§ **Written instruction**
Copy every line of the data in which the word "this" occurs.

[Charts and diagrams as code]
━━━━━━━━━━━━━━━━━━━━
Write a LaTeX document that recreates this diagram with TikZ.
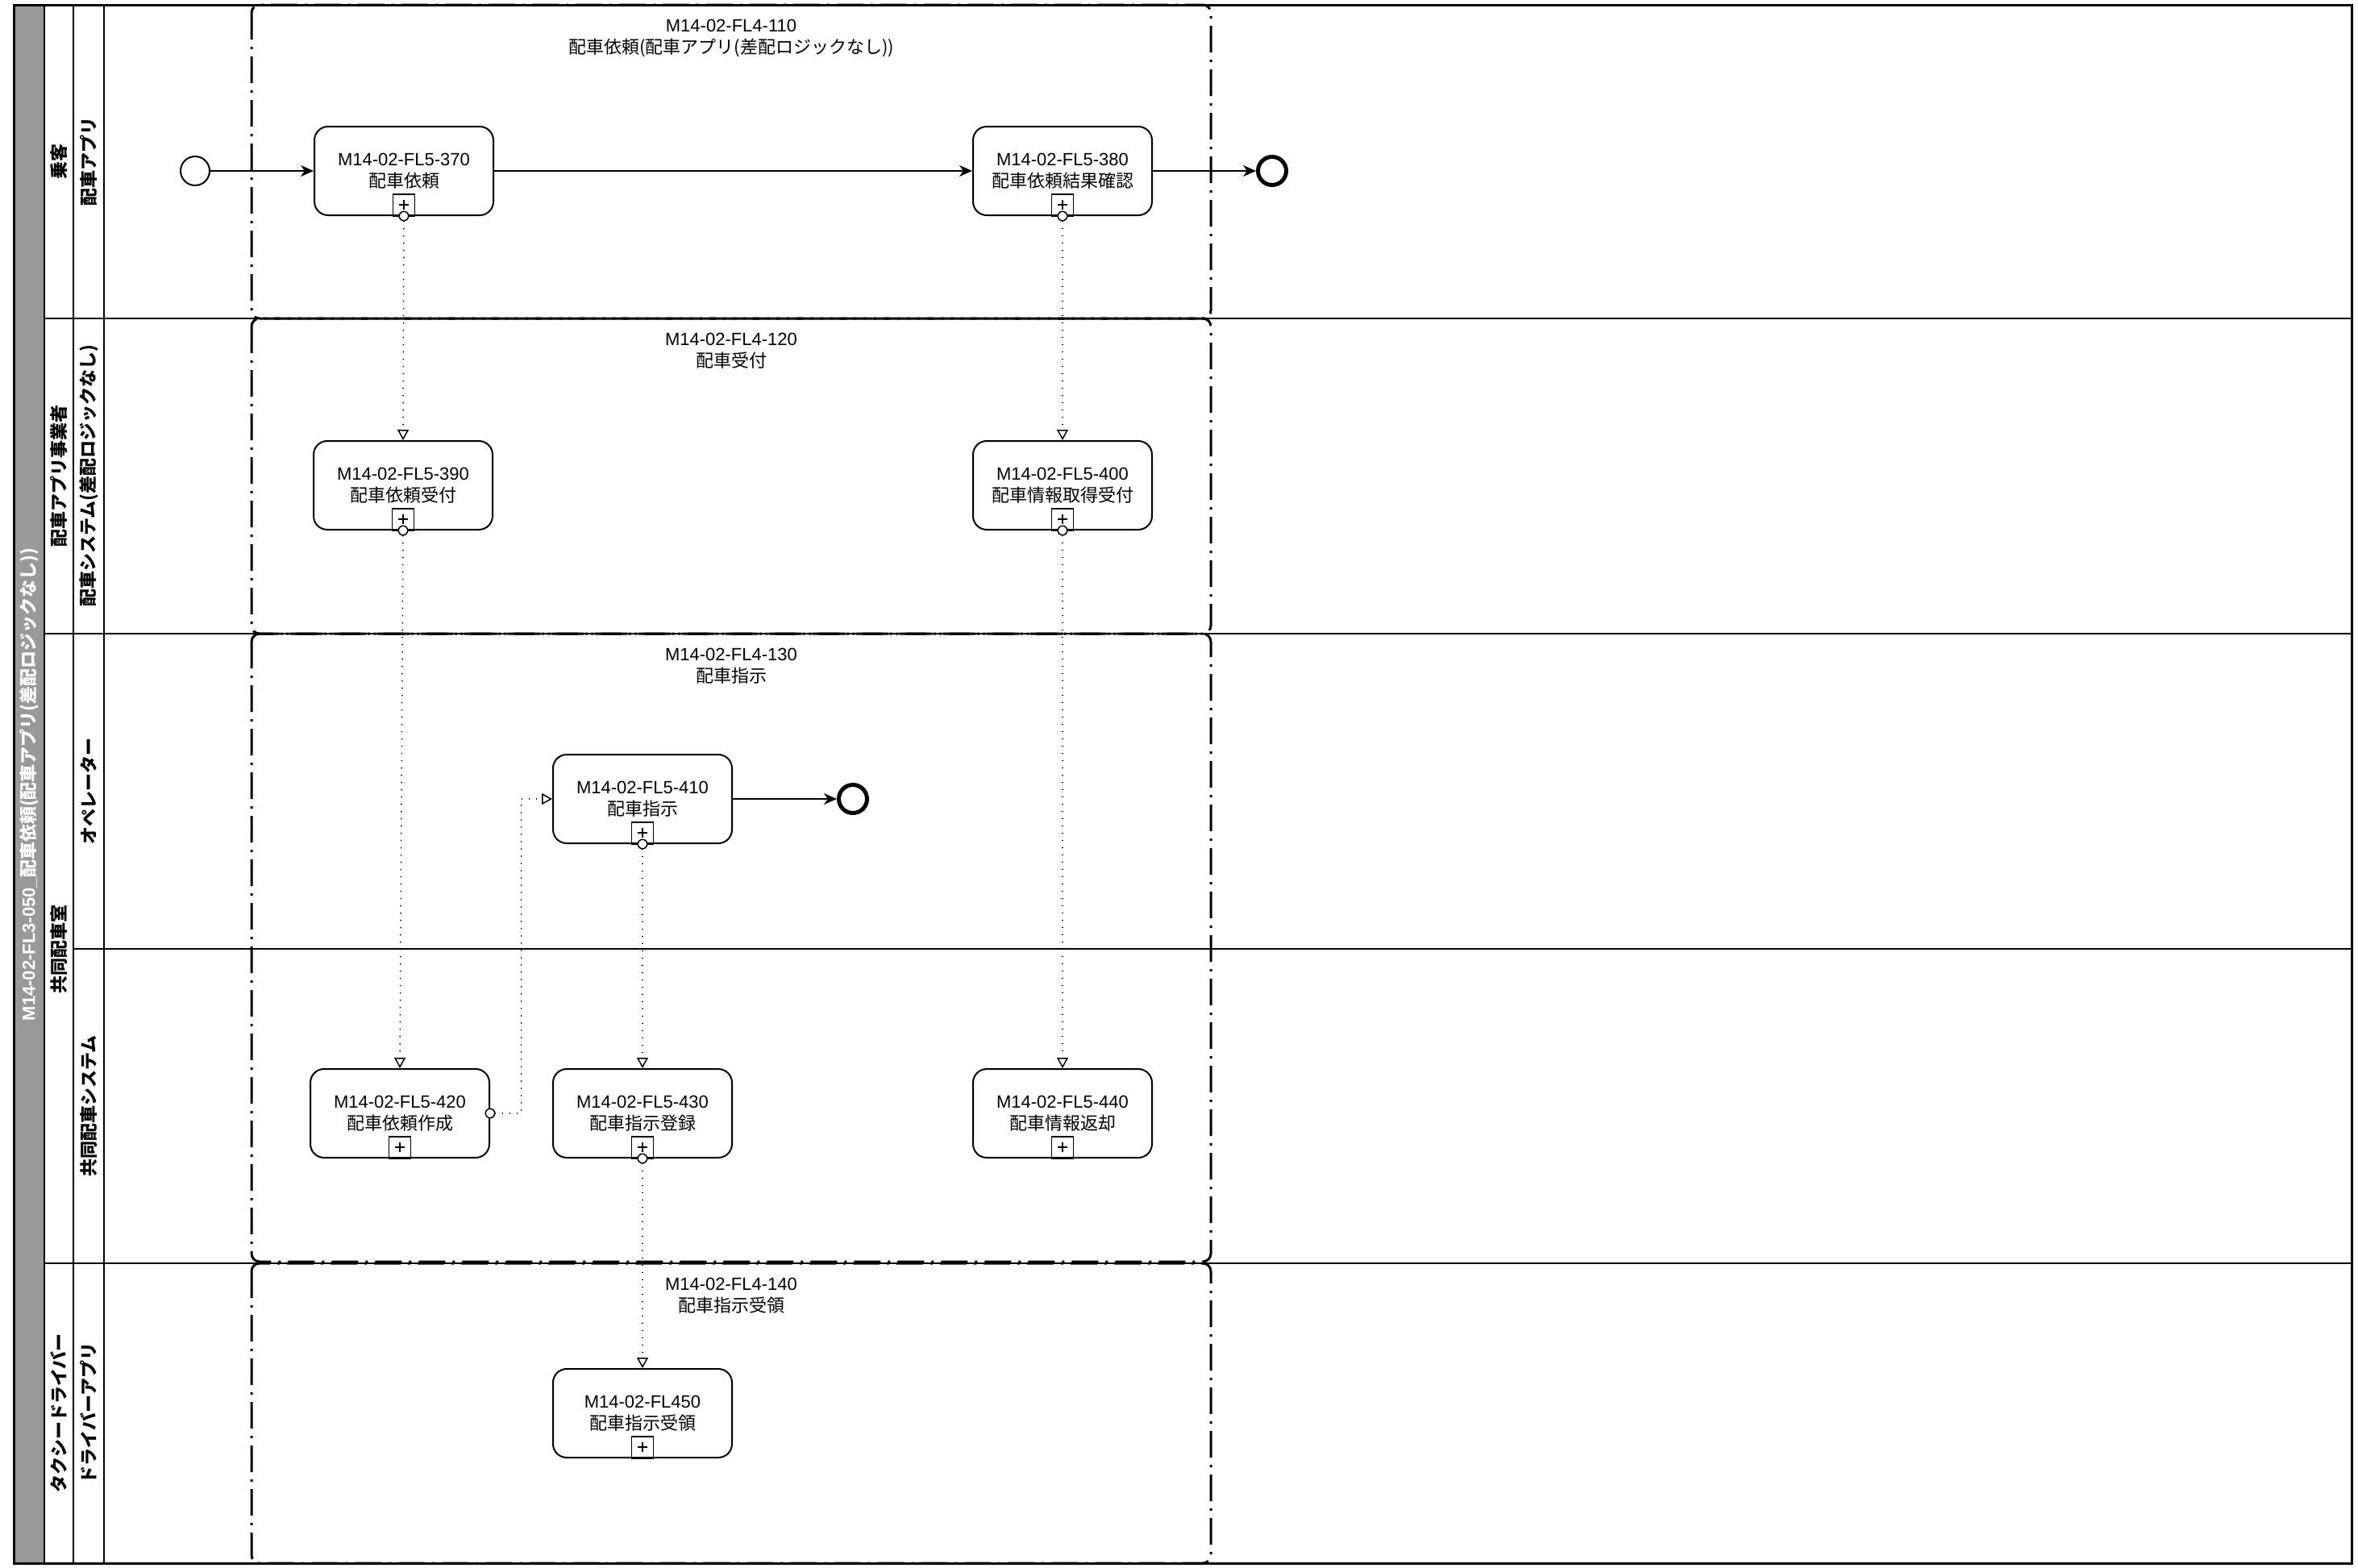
\documentclass[tikz,border=0pt]{standalone}
\usepackage{fontspec}
\setmainfont{Liberation Sans}
\newfontfamily\jp{Noto Sans CJK JP}
\usetikzlibrary{arrows.meta}
\definecolor{poolgray}{HTML}{999999}

\begin{document}
\begin{tikzpicture}[x=1pt, y=-1pt, font=\fontsize{22}{27}\selectfont,
  task/.style={draw, fill=white, line width=2pt, rounded corners=17pt, minimum width=222pt, minimum height=110pt, align=center, inner sep=0pt},
  grp/.style={line width=3pt, rounded corners=10pt, dash pattern=on 33pt off 9pt on 3pt off 9pt},
  grplbl/.style={anchor=north, align=center, inner sep=0pt},
  lanelbl/.style={rotate=90, font=\fontsize{22}{26}\selectfont\bfseries\jp, inner sep=0pt},
  seq/.style={line width=2pt, -{Stealth[length=16pt, width=14pt, inset=5pt]}},
  msg/.style={line width=1.5pt, dash pattern=on 1.5pt off 7.5pt, {Circle[length=13pt, width=13pt, fill=white]}-{Triangle[open, length=13pt, width=14pt]}},
  endev/.style={draw, circle, line width=5pt, minimum size=35pt, inner sep=0pt}]

\useasboundingbox (0,0) rectangle (2925,1944);

\fill[poolgray] (17,6) rectangle (55,1939);
\draw[line width=3pt] (17,6) rectangle (2917,1939);
\draw[line width=2pt] (55,6) -- (55,1939);
\draw[line width=2pt] (91,6) -- (91,1939);
\draw[line width=2pt] (129,6) -- (129,1939);
\foreach \y in {395, 786, 1567}
 \draw[line width=2pt] (55,\y) -- (2917,\y);
\draw[line width=2pt] (91,1177) -- (2917,1177);

\node[lanelbl, text=white] (pool) at (36,973) {{\rmfamily M14-02-FL3-050\_}配車依頼(配車アプリ(差配ロジックなし))};
\node[lanelbl] (l1) at (73,200) {乗客};
\node[lanelbl] (l2) at (73,590) {配車アプリ事業者};
\node[lanelbl] (l3) at (73,1177) {共同配車室};
\node[lanelbl] (l4) at (73,1753) {タクシードライバー};
\node[lanelbl] (s1) at (110,200) {配車アプリ};
\node[lanelbl] (s2) at (110,590) {配車システム(差配ロジックなし)};
\node[lanelbl] (s3) at (110,981) {オペレーター};
\node[lanelbl] (s4) at (110,1372) {共同配車システム};
\node[lanelbl] (s5) at (110,1753) {ドライバーアプリ};

\draw[grp] (312,6) rectangle (1502,395);
\draw[grp] (312,395) rectangle (1502,786);
\draw[grp] (312,786) rectangle (1502,1565);
\draw[grp] (312,1567) rectangle (1502,1939);
\node[grplbl] (g110) at (907,24) {M14-02-FL4-110\\{\jp 配車依頼(配車アプリ(差配ロジックなし))}};
\node[grplbl] (g120) at (907,413) {M14-02-FL4-120\\{\jp 配車受付}};
\node[grplbl] (g130) at (907,804) {M14-02-FL4-130\\{\jp 配車指示}};
\node[grplbl] (g140) at (907,1585) {M14-02-FL4-140\\{\jp 配車指示受領}};

\node[draw, circle, line width=2pt, minimum size=36pt, inner sep=0pt] (start) at (242,212) {};
\node[endev] (end1) at (1578,212) {};
\node[endev] (end2) at (1058,991) {};

\node[task] (t370) at (501,212) {M14-02-FL5-370\\{\jp 配車依頼}};
\node[task] (t380) at (1318,212) {M14-02-FL5-380\\{\jp 配車依頼結果確認}};
\node[task] (t390) at (500,602) {M14-02-FL5-390\\{\jp 配車依頼受付}};
\node[task] (t400) at (1318,602) {M14-02-FL5-400\\{\jp 配車情報取得受付}};
\node[task] (t410) at (797,991) {M14-02-FL5-410\\{\jp 配車指示}};
\node[task] (t420) at (496,1381) {M14-02-FL5-420\\{\jp 配車依頼作成}};
\node[task] (t430) at (797,1381) {M14-02-FL5-430\\{\jp 配車指示登録}};
\node[task] (t440) at (1318,1381) {M14-02-FL5-440\\{\jp 配車情報返却}};
\node[task] (t450) at (797,1753) {M14-02-FL450\\{\jp 配車指示受領}};

\foreach \t in {t370,t380,t390,t400,t410,t420,t430,t440,t450} {
 \draw[line width=1.5pt] ([xshift=-13.5pt]\t.south) rectangle ([xshift=13.5pt, yshift=27pt]\t.south);
 \draw[line width=1.5pt] ([xshift=-6pt, yshift=14pt]\t.south) -- ([xshift=6pt, yshift=14pt]\t.south);
 \draw[line width=1.5pt] ([yshift=8pt]\t.south) -- ([yshift=20pt]\t.south);
}

\draw[seq] (start) -- (t370);
\draw[seq] (t370) -- (t380);
\draw[seq] (t380) -- (end1);
\draw[seq] (t410) -- (end2);

\draw[msg] ([yshift=6.5pt]t370.south) -- (t390.north);
\draw[msg] ([yshift=6.5pt]t380.south) -- (t400.north);
\draw[msg] ([yshift=6.5pt]t390.south) -- (t420.north);
\draw[msg] ([yshift=6.5pt]t400.south) -- (t440.north);
\draw[msg] ([xshift=-6.5pt]t420.east) -- ++(45,0) |- (t410.west);
\draw[msg] ([yshift=6.5pt]t410.south) -- (t430.north);
\draw[msg] ([yshift=6.5pt]t430.south) -- (t450.north);

\end{tikzpicture}
\end{document}
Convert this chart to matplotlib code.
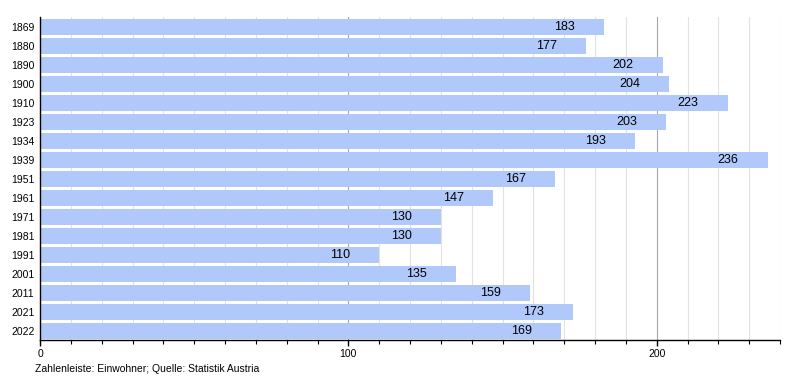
━━━━━━━━━━━━━━━━━━━━
§ **Solution**
Write a LaTeX document that recreates this diagram with TikZ.
Convert this chart to matplotlib code.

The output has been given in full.